Guyver: Dark Hero (1994) Review

Rating: 3 Stars

The following review contains spoilers.

Overview:

It’s been a year since Sean Barker bonded with the Guyver unit, and since then he’s been going out as a vigilante at night and killing criminals, feeding the Guyver’s insatiable need for combat and death. Sean doesn’t consider himself a killer, and the experience has worn him down. One day he sees a tabloid TV show talking about a werewolf attack in Utah, also showing some related cave paintings discovered nearby. These paintings perfectly match images Sean has been seeing in his dreams, so he concludes the werewolf marks the return of the Zoanoids from the last movie and hitchhikes his way to the scene.

There, Sean meets Cori Edwards, an archeologist investigating the cave paintings. She takes an instant liking to this clearly deranged person and brings Sean down to the site and puts him on the team. Unusually, their dig has heavy security and is funded by a mysterious corporation (gee, I wonder who that could be?). Despite a brief tangle with a Zoanoid in the woods, and a confrontation with an on-edge (and vaguely described) “government agent” Atkins who has also infiltrated the team, Sean mostly focuses on working on the dig and his budding romance with Cori.

Soon, one of the workers finds what they were all secretly hoping to find: an intact alien spacecraft. Inside, Sean pleads with it to tell him why he’s here and how he can go back to normal, while Cori stumbles upon a second Guyver unit, which is quickly seized by Crane, the on-site rep of their corporate backers. Things escalate quickly from there, with Cronos (dang, so it was them!) ordering the workers eliminated now that they have a Guyver unit, and Agent Atkins bringing in more “government agents” to defend the workers and seize the Guyver for themselves. Cori is, of course, kidnapped by Zoanoids, and there’s a big fight in a small pond.

In the end, Sean convinces Cori they must destroy the spaceship, as despite how amazing a find it is and its implications for humanity and our entire world view, Cronos and the government will only see it as a source for more weapons. More Zoanoids converge on their location, there’s another big fight, and Cori’s father (also a Zoanoid!) is killed defending her. Crane merges himself with the second Guyver unit, but it was damaged somehow making him unstable, and giving Sean and Cori the edge they need to defeat him. Finally, Sean realizes that, as the Guyver, he really can talk to the spaceship, and so instead of destroying it, he tells it to fly on home. It seems our boy Sean has finally come to terms with being the Guyver, and he and Cori drive away together in her truck, off into the sunset.

Best Parts:

I liked placing the story at an archeological dig site in Utah. It felt like something different, and I just enjoy archeology plot lines in movies generally. It also felt like a relatively genuine setting, and so while maybe it isn’t exactly how a real site like this would be run, it was close enough to it for movie purposes.

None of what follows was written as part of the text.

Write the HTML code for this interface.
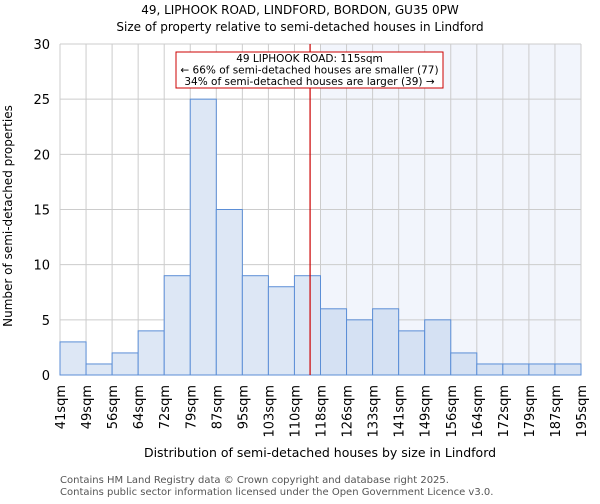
<!DOCTYPE html>
<html><head><meta charset="utf-8"><style>
body{margin:0;background:#fff;font-family:"DejaVu Sans","Liberation Sans",sans-serif}
svg text{font-family:"DejaVu Sans","Liberation Sans",sans-serif}
</style></head><body>
<svg id="c" width="600" height="500">
<text x="300" y="14" text-anchor="middle" font-size="12">49, LIPHOOK ROAD, LINDFORD, BORDON, GU35 0PW</text>
<text x="300" y="31" text-anchor="middle" font-size="12">Size of property relative to semi-detached houses in Lindford</text>
<g id="plot"></g>
<text x="320" y="457" text-anchor="middle" font-size="12.5">Distribution of semi-detached houses by size in Lindford</text>
<text transform="translate(12,216) rotate(-90)" text-anchor="middle" font-size="12">Number of semi-detached properties</text>
<text x="60" y="483" font-size="10" fill="#555">Contains HM Land Registry data © Crown copyright and database right 2025.</text>
<text x="60" y="495" font-size="10" fill="#555">Contains public sector information licensed under the Open Government Licence v3.0.</text>
</svg>
<script>
const tickLabels=["41sqm","49sqm","56sqm","64sqm","72sqm","79sqm","87sqm","95sqm","103sqm","110sqm","118sqm","126sqm","133sqm","141sqm","149sqm","156sqm","164sqm","172sqm","179sqm","187sqm","195sqm"];
const counts=[3,1,2,4,9,25,15,9,8,9,6,5,6,4,5,2,1,1,1,1];
const yTicks=[0,5,10,15,20,25,30];
const subjectBin=9.6;
const L=60,R=581,T=44,B=375,NS="http://www.w3.org/2000/svg";
const n=counts.length,bw=(R-L)/n;
const x=i=>L+i*bw, y=v=>B-(v/30)*(B-T);
const g=document.getElementById('plot');
function mk(t,a){const e=document.createElementNS(NS,t);for(const k in a)e.setAttribute(k,a[k]);g.appendChild(e);return e;}
let hr=mk('rect',{x:x(10),y:T,width:R-x(10),height:B-T,fill:'#f2f5fc'});


yTicks.forEach(v=>{let l=mk('line',{x1:L,x2:R,y1:y(v),y2:y(v),stroke:'#ccc','stroke-width':1});


let t=mk('text',{x:L-10,y:y(v)+5,'text-anchor':'end','font-size':13});t.textContent=v;

});
tickLabels.forEach((s,i)=>{let l=mk('line',{x1:x(i),x2:x(i),y1:T,y2:B,stroke:'#ccc','stroke-width':1});


let t=mk('text',{transform:`translate(${x(i)+5},${B+10}) rotate(-90)`,'text-anchor':'end','font-size':13});t.textContent=s;

});
counts.forEach((v,i)=>{let r=mk('rect',{x:x(i),y:y(v),width:bw,height:B-y(v),fill:i>=10?'#d5e1f3':'#dde7f5',stroke:'#5b8ed6','stroke-width':1});

});
let rl=mk('line',{x1:x(subjectBin),x2:x(subjectBin),y1:T,y2:B,stroke:'#cc0000','stroke-width':1.2});


let bx=mk('rect',{x:176,y:52,width:267,height:36,fill:'#fff',stroke:'#cc0000','stroke-width':1});


["49 LIPHOOK ROAD: 115sqm","← 66% of semi-detached houses are smaller (77)","34% of semi-detached houses are larger (39) →"].forEach((s,i)=>{let t=mk('text',{x:309.5,y:62+i*11.5,'text-anchor':'middle','font-size':10.5});t.textContent=s;

});
</script>
</body></html>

The costuming continues to be very strong, especially for this type of low-budget-ish production. The way some of the faces of the Zoanoids, especially Crane’s “Creature from the Black Lagoon”-looking one, were animated was impressive. Good set design in the caves and the alien ship, too. An overall nice-looking film. At one point my attention was starting to flag, and then suddenly we had an extended flashback to Guyvers in cavemen times, which was so visually weird and interesting that it woke me right up.

Some good fight scenes. It’s all very Power Rangers, but not in a bad way. They were entertaining and inventive. In the final scene Atkins has to kill a Zoanoid on his own, while Sean is busy fighting the rest of them, and they found an effective way for him to survive and do it without making the Zoanoids seem weak.

Worst Parts:

The acting is not great, and keeps the whole thing really feeling like a low-budget movie, despite its other qualities. At one point Sean gets emotional talking with Cori and has to turn away and lean his elbow against a tree and emote directly into a waiting camera, and it’s all very silly.

I think I would’ve liked it not to have just been Cronos again as the baddies, though the reveal that the Cronos Sean thought he destroyed was just “Cronos L.A.” and that of course they have other branches was a funny one.

Sean sure is good at compartmentalizing. He realizes early on that one of the members of the dig team must be the Zoanoid that has already killed a few people in the woods, and then he takes no follow-up action. Immediately back to business as usual, waiting for them to kill again I guess.

Why are the Zoanoids so obsessed with getting the Guyver unit anyway? They say it’s the ultimate weapon, and yet also seem to believe they could easily take one out if they had to, as they never shy away from attacking Sean in his Guyver form. It feels like with all their resources they could come up with an even ultimate-r weapon than the Guyver.

If Cori’s father was a Zoanoid, does that mean she’s a Zoanoid? Is that how Zoanoids work?